#### Work to complete
Determine how many lines below hold the string "this". Reply with the number alone.

==== Materials provided ====

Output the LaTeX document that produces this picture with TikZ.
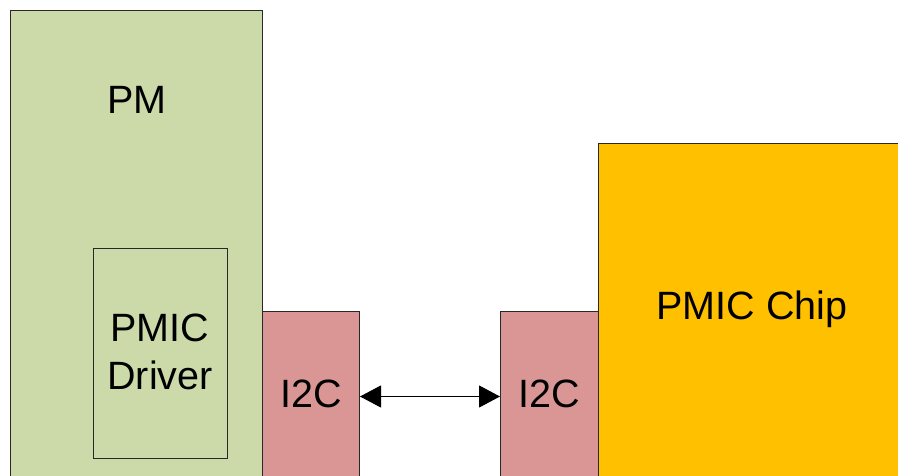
\documentclass[tikz,border=0pt]{standalone}
\usepackage{fontspec}
\setmainfont{Liberation Sans}
\usetikzlibrary{arrows.meta}
\definecolor{pmgreen}{RGB}{204,218,170}
\definecolor{i2cpink}{RGB}{217,150,148}
\definecolor{chiporange}{RGB}{255,192,0}
\definecolor{edgegray}{RGB}{40,40,40}
\begin{document}
\begin{tikzpicture}[x=1pt,y=-1pt,
  box/.style={draw=edgegray,line width=1pt,inner sep=0pt,anchor=north west},
  lbl/.style={font=\fontsize{39.5}{48}\selectfont,align=center,inner sep=0pt},
  link/.style={line width=1pt,{Triangle[length=21pt,width=22pt]}-{Triangle[length=21pt,width=22pt]}}]
\useasboundingbox (0,0) rectangle (898,476);
\clip (0,0) rectangle (898,476);
\fill[white] (0,0) rectangle (898,476);
\node[box,fill=pmgreen,minimum width=252pt,minimum height=490pt] (pm) at (10,10) {};
\node[box,fill=pmgreen,minimum width=134pt,minimum height=210pt] (drv) at (93,248) {};
\node[box,fill=i2cpink,minimum width=97pt,minimum height=170pt] (i2cL) at (262,311) {};
\node[box,fill=i2cpink,minimum width=98pt,minimum height=170pt] (i2cR) at (500,311) {};
\node[box,fill=chiporange,minimum width=320pt,minimum height=360pt] (chip) at (598,143) {};
\node[lbl] (pmtext) at (137,100) {PM};
\node[lbl] (drvtext) at (160,352) {PMIC\\Driver};
\node[lbl] (i2cLtext) at (311,394) {I2C};
\node[lbl] (i2cRtext) at (549,394) {I2C};
\node[lbl] (chiptext) at (752,309) {PMIC Chip};
\draw[link] (i2cL.east) -- (i2cR.west);
\end{tikzpicture}
\end{document}
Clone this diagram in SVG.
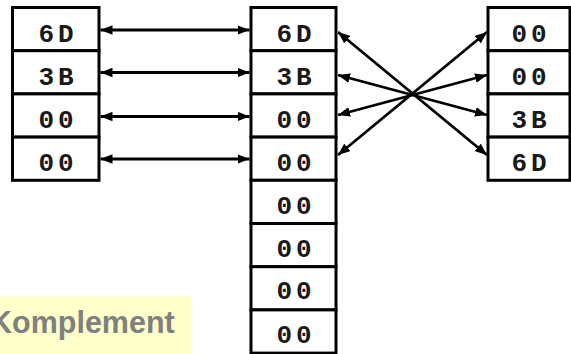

====

#### Answer below
2